Task description:
Narrow the data below down to the lines containing "this".

Provided data:
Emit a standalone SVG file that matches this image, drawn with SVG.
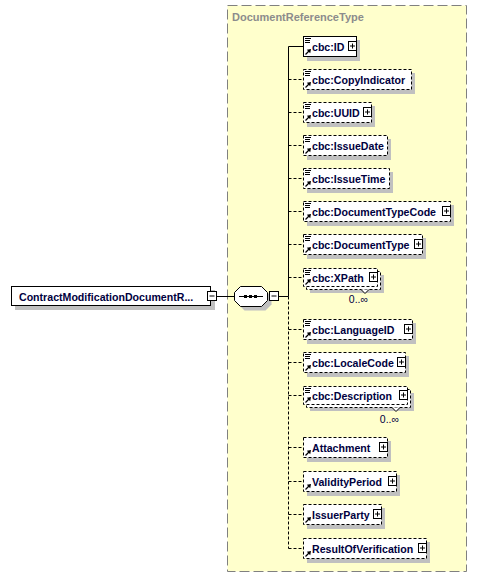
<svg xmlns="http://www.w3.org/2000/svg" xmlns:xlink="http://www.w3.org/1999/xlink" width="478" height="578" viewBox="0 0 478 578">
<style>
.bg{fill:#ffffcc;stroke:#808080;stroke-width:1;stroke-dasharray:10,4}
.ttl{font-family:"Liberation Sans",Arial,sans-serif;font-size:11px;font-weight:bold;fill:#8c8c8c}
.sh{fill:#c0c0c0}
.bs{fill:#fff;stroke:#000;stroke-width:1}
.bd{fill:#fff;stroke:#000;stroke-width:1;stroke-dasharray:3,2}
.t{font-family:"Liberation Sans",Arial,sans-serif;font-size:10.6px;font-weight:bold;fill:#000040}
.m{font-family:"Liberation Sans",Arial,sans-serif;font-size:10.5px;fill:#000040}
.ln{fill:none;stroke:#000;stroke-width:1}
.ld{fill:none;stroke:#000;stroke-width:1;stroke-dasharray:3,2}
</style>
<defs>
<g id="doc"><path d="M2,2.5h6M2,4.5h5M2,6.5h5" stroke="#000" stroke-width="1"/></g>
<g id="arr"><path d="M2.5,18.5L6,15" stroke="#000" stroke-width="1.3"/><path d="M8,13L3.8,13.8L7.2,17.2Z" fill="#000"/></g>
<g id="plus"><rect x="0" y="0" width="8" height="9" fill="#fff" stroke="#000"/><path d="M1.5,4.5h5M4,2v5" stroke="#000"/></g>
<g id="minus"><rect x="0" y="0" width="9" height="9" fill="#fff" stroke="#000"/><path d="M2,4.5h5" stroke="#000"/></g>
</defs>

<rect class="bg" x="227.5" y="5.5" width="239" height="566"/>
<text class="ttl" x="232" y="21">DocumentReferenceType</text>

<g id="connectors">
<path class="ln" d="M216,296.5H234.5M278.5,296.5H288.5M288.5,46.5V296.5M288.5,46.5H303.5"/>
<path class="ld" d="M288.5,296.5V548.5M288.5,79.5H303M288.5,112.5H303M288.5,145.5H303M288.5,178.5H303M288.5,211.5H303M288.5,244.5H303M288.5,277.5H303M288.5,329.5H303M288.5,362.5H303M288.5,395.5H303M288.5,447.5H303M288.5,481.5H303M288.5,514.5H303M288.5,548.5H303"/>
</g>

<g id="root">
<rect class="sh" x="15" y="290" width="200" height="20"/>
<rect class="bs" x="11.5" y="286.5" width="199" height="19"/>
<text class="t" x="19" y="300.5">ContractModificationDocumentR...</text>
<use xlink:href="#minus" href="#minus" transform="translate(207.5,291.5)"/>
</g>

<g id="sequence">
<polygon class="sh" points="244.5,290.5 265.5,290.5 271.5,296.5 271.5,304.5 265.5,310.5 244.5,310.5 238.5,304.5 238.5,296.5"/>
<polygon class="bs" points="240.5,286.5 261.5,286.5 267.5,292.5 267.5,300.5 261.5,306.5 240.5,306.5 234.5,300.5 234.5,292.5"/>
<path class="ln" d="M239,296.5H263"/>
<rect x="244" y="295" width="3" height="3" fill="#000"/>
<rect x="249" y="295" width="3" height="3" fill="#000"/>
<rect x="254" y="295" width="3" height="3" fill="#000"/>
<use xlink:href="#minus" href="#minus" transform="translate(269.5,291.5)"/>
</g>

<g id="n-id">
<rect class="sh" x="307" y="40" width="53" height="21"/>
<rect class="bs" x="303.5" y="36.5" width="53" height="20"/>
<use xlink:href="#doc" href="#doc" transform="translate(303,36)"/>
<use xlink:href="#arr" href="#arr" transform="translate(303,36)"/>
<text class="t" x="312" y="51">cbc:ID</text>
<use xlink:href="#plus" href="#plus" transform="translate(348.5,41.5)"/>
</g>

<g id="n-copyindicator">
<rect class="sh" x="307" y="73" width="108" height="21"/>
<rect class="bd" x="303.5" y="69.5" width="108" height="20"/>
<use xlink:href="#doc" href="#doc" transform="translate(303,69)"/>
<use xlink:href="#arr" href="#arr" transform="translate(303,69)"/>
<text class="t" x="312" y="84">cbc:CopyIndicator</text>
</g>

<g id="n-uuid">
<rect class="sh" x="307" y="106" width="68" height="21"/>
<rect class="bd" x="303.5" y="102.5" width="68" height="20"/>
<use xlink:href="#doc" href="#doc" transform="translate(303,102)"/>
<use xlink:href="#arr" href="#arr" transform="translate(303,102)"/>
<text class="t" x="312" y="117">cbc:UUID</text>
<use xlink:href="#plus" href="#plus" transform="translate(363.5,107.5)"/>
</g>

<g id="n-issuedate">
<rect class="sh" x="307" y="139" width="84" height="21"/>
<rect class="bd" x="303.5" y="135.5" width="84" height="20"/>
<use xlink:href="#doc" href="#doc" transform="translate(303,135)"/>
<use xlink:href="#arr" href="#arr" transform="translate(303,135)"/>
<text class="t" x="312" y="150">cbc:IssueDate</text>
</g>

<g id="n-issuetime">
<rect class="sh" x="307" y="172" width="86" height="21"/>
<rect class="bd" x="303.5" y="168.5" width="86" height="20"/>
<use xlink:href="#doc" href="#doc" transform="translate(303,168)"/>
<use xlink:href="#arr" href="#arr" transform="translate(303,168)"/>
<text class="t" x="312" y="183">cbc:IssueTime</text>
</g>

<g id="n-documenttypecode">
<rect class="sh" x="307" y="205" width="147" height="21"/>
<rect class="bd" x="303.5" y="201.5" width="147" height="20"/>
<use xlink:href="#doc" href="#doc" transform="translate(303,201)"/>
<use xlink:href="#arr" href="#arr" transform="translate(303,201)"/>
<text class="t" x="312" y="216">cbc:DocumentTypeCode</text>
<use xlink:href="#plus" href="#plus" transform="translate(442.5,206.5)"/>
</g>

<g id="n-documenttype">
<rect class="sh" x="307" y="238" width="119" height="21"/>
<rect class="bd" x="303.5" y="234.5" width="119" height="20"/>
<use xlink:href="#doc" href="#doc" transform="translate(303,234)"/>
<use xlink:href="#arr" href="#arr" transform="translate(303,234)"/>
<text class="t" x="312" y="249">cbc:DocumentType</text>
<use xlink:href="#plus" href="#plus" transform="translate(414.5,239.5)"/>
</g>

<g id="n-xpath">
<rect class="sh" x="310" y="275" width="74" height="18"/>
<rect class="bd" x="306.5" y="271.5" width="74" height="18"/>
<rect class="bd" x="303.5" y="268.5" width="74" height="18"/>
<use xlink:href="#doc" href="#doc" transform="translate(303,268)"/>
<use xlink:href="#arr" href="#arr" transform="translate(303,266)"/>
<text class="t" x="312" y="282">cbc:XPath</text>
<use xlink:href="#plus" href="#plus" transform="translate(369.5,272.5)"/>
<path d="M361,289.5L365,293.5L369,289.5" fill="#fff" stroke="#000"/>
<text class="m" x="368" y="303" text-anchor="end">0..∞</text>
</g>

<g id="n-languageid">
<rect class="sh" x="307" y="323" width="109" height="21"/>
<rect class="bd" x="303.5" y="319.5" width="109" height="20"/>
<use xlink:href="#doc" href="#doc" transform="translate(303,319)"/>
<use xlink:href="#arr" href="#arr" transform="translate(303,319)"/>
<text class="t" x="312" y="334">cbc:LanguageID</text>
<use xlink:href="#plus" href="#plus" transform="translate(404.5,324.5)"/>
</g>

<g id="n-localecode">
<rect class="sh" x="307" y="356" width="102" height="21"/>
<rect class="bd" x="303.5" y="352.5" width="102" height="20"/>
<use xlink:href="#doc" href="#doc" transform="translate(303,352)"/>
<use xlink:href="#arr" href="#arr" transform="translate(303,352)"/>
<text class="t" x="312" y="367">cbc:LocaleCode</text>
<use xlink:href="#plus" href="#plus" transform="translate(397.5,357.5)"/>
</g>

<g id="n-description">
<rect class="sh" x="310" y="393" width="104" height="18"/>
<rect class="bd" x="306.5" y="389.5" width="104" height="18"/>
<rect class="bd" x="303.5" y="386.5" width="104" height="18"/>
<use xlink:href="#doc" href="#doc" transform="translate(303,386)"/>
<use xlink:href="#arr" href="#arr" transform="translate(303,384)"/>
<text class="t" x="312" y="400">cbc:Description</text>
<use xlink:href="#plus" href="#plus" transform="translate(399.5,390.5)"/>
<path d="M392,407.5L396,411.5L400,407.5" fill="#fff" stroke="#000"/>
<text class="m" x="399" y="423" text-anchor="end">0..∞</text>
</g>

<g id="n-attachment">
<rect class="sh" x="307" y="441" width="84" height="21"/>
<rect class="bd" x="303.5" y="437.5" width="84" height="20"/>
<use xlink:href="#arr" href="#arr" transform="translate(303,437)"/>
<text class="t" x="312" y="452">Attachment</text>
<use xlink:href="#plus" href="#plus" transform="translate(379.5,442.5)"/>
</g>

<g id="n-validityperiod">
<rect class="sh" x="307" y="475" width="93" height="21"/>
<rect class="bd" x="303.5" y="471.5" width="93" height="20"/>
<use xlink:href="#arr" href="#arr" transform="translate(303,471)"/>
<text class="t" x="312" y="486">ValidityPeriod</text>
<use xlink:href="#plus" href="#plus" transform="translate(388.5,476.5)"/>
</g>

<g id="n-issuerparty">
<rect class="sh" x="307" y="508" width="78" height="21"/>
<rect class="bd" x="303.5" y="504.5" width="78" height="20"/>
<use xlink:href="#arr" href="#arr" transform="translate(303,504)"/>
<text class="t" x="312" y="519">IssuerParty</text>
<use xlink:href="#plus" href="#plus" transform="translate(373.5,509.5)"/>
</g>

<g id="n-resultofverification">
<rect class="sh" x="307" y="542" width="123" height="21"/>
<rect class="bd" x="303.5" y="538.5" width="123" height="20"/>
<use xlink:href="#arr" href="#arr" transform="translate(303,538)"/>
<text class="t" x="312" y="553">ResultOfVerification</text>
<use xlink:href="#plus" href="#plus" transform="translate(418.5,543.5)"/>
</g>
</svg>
==
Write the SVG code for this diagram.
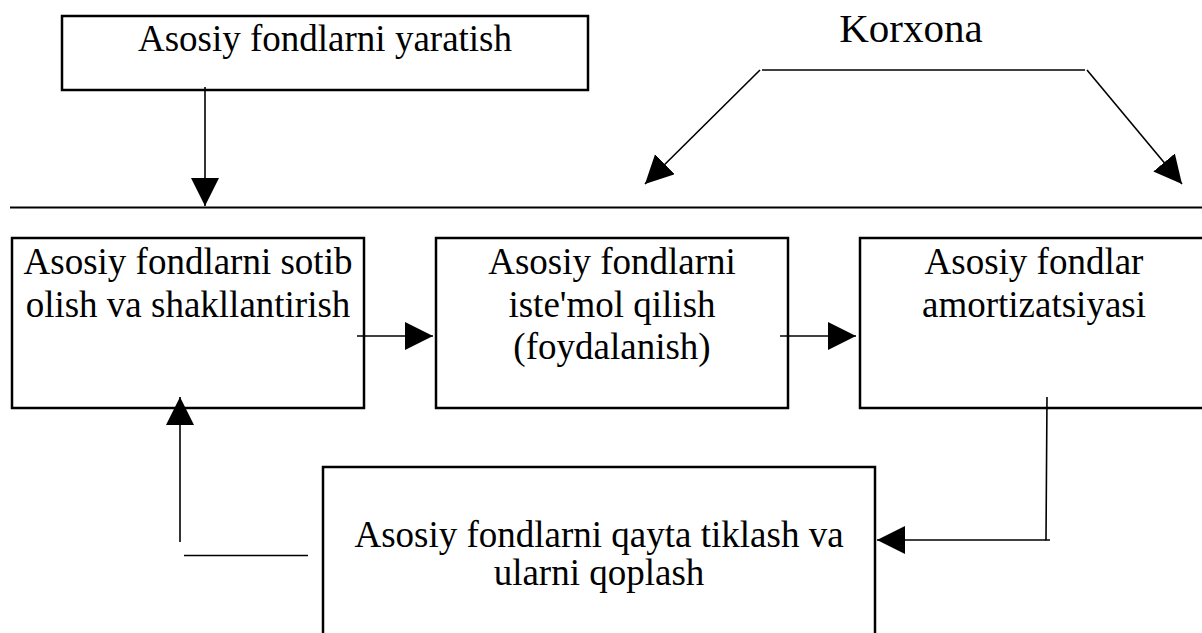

Reply to the task:
Emit a standalone SVG file that matches this image, drawn with SVG.
Write the SVG code for this diagram.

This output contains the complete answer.